Harnessing new interactions opens doors for molecular control
A new field is always exciting. Even more so when it’s based on an apparently ‘new’ non-covalent interaction. Anion-π interactions have long been mooted – albeit somewhat controversially – but in recent years, experimental evidence for their function has built to the stage where we can be reasonably confident they are real.1
In contrast to widely accepted cation-π interactions, whereby electron-rich aromatic systems stabilise cations, stabilisation of anions by electron-deficient (π-acidic) aromatic surfaces is a rarely exploited phenomenon. Beyond the work of Stefan Matile and his team at the University of Geneva, Switzerland, rational applications in catalysis is hitherto unknown.
The team’s early work focused on exploiting these ‘exotic’ interactions in complex functional materials that use light to generate chemical or electrical energy. More recently they have begun probing applications in anion-π catalysis. In 2013, they showed that highly electron-deficient aromatic surfaces can stabilise the anionic transition state of the Kemp elimination2 – a remarkably useless synthetic reaction, but fundamental in studying organic mechanisms. The team has now shown that π-acidic aromatic systems can effectively catalyse asymmetric iminium-nitroaldol cascade reactions, forming cyclohexanes with five contiguous chiral centres (figure 1).3
The team prepared a multifunctional napthalenediimide (NDI)-derived catalyst, consisting of an organocatalytic proline component to activate the enal for conjugate addition; a trans-cyclohexyldiamine as a rigid scaffold ensuring substrates are held close to the π-acidic surface of the NDI; the nitronate-stabilising NDI π-acidic surface itself; and a tertiary amine base that is critical to reactivity (figure 2).
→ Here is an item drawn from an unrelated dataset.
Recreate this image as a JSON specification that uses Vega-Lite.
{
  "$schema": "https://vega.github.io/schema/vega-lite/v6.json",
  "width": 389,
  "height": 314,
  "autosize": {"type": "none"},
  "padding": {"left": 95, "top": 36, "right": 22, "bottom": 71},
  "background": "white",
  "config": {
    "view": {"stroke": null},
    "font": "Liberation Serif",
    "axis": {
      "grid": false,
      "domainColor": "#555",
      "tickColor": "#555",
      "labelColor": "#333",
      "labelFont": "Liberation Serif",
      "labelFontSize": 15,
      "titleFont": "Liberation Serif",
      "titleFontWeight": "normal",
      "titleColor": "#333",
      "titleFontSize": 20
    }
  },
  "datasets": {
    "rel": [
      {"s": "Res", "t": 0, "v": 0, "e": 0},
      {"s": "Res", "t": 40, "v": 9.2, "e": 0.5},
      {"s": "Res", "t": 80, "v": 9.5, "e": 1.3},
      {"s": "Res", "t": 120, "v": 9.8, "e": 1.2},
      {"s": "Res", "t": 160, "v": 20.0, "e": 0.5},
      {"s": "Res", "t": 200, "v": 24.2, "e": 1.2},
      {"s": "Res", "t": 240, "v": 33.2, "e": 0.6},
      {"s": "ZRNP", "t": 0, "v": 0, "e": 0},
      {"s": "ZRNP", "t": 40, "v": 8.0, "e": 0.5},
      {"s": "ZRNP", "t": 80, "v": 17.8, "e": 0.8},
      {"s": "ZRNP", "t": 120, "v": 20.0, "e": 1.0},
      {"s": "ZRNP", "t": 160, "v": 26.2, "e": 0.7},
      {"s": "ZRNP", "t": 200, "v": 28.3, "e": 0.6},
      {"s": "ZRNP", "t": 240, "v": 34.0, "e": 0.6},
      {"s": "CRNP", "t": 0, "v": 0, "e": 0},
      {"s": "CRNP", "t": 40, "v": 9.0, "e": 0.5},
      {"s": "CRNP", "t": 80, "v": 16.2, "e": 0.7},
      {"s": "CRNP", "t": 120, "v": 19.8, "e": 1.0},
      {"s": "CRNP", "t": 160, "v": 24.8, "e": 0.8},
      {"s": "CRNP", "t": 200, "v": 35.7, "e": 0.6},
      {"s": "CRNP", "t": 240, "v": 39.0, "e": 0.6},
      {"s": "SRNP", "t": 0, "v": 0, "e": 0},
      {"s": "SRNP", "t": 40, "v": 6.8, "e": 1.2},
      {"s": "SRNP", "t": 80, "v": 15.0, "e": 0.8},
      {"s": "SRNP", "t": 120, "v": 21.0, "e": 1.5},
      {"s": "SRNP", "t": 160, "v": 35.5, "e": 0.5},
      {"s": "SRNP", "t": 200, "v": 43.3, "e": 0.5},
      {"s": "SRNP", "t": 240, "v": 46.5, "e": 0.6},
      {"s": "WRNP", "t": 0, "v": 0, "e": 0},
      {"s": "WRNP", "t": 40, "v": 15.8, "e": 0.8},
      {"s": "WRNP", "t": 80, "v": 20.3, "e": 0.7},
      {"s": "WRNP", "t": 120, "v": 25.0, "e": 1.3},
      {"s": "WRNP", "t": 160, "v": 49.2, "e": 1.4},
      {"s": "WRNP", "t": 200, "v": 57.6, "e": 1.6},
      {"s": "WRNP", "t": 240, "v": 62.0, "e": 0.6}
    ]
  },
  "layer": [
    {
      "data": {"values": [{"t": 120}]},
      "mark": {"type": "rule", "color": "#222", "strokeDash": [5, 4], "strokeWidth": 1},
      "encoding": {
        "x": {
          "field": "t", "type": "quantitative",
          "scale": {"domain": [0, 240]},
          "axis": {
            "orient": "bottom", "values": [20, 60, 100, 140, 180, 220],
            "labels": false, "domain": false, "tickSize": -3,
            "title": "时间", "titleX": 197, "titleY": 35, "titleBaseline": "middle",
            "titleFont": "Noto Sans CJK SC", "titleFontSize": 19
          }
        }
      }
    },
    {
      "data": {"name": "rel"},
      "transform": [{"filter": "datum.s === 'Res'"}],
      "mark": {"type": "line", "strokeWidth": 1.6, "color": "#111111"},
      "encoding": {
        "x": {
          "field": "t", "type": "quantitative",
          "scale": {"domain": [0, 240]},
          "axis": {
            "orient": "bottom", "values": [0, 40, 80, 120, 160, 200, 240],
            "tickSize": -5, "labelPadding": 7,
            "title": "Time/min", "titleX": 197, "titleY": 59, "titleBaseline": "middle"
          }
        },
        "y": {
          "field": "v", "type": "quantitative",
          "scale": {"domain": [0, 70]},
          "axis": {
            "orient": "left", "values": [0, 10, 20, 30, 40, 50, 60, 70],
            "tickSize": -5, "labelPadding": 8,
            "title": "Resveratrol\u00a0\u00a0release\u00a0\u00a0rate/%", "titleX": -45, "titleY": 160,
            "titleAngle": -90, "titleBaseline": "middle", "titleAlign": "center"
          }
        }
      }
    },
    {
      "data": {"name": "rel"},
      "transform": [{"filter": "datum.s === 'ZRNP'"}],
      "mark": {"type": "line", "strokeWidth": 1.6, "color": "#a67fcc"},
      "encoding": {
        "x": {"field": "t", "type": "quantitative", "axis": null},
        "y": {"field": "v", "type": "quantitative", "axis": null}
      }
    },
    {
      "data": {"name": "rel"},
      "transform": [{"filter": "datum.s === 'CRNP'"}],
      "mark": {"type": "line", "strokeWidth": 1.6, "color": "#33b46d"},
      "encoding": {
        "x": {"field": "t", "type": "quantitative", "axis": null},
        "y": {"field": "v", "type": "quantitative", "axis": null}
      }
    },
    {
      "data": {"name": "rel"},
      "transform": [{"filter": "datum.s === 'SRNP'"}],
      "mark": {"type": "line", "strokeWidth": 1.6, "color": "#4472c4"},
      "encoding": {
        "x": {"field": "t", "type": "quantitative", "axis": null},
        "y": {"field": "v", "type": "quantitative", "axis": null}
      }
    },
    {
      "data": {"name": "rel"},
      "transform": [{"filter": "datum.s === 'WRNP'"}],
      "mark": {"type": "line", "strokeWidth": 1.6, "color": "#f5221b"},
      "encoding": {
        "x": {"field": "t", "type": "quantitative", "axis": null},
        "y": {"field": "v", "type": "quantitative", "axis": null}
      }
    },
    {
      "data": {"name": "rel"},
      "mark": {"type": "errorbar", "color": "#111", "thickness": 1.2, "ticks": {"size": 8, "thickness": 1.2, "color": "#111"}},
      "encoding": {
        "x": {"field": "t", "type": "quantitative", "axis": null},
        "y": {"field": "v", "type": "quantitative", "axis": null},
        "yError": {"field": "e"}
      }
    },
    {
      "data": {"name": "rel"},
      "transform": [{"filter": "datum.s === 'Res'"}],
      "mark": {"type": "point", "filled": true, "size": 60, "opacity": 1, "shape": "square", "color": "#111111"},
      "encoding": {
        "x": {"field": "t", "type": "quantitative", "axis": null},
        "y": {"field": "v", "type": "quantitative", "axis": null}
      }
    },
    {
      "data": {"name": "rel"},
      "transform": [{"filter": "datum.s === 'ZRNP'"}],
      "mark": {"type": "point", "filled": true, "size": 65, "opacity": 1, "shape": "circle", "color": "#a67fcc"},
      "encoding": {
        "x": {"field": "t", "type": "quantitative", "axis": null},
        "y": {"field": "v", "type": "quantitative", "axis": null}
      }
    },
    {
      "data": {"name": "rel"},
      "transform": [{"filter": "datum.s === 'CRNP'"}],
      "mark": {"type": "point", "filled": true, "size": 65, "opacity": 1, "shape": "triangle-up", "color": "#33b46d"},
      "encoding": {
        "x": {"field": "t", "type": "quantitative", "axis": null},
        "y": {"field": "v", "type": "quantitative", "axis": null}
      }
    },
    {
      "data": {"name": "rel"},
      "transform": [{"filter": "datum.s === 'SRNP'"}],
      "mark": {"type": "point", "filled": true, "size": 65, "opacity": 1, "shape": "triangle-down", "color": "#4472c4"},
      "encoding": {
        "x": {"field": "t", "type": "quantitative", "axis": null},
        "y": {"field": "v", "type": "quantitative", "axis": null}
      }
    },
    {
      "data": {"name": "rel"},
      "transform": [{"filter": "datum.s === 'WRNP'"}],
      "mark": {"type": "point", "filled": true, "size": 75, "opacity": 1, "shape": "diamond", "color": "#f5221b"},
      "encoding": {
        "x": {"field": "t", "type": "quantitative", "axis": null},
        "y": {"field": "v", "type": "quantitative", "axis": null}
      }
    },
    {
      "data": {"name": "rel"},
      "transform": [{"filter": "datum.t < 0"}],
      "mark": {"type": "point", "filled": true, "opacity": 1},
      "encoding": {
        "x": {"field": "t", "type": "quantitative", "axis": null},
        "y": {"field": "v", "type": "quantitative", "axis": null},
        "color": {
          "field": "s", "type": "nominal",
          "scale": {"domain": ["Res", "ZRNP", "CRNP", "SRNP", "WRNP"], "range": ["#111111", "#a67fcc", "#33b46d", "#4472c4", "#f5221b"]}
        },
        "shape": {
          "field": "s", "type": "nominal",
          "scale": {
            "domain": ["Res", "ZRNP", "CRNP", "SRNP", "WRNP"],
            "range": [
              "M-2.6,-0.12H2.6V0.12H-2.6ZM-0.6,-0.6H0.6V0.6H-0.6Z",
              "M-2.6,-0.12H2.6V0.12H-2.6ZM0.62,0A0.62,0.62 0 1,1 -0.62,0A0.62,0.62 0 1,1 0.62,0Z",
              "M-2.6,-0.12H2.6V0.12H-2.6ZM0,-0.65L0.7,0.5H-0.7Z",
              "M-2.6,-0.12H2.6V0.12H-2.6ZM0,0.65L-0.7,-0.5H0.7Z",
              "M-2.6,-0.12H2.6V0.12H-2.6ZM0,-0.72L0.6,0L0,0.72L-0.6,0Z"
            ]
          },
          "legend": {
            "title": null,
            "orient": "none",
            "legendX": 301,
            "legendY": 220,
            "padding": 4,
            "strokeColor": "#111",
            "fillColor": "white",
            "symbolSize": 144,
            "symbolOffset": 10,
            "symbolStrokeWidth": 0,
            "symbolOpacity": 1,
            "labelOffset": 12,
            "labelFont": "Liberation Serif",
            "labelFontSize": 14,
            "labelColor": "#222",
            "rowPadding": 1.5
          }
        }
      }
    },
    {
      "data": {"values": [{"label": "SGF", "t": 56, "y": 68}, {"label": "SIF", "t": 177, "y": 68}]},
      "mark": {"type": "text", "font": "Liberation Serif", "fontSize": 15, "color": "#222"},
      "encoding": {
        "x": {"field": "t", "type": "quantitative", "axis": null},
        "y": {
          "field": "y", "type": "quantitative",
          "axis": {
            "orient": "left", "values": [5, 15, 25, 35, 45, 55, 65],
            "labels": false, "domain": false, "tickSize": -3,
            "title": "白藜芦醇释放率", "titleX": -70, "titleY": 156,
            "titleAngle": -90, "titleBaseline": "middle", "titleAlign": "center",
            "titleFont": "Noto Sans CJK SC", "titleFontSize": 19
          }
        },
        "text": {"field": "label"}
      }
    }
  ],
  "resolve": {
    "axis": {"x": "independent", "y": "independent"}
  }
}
Using this initial catalyst, the team can form cyclohexane products as mixtures of diasterioisomers. Using nitrobenzene as the solvent gives the best results: 90% yield, a diastereomeric ratio of 63:19:18, and an enantiomeric excess of 58% for the major diastereoisomer. The team suggests nitrobenzene’s electron deficient nature (compared to other aromatic solvents such as toluene and benzene) enhances the π-acidity of the NDI surface through π-stacking interactions.
Modifying the substituents on the periphery of the NDI, the researchers generated a series of catalysts with increasing π-acidity, which directly correlates with the rates of reaction and stereoselectivity. This strongly suggests that the anion-π interaction plays a part in the catalysis. Increasing the steric bulk at the periphery further improved selectivity, giving enantiomeric excesses of up to 70%.
Using nitrobenzene as the solvent, the team compared this system with results using 1,4-diazabicyclo[2.2.2]octane (DABCO) as a base, along with a proline-derived organocatalyst developed by Karl Anker Jørgensen of Aarhus University in Denmark, and Yujiro Hayashi of Tokyo University of Science and Technology, Japan. Although the π-acidic NDI comes out on top under these conditions, the classical system does give higher stereoselectivity in CH2Cl2. That said, one of the Matile group’s catalysts does achieve the best diastereomeric ratio reported to date (69:12:19).
It is unlikely that these systems are going to find many synthetically useful applications anytime soon, but who knows what the future holds. It is not a huge leap to imagine the stabilisation of anionic tetrahedral intermediates in many common reactions, but it could get really interesting if modulating the reactivity of metals or reaction intermediates in metal-catalysed reactions held in the proximity of these surfaces is possible. Whatever the progress in catalysis, the increased understanding and modulation of these fascinating anion-π interactions will contribute towards Matile’s ultimate goal of building of increasingly complex and functional multicomponent systems.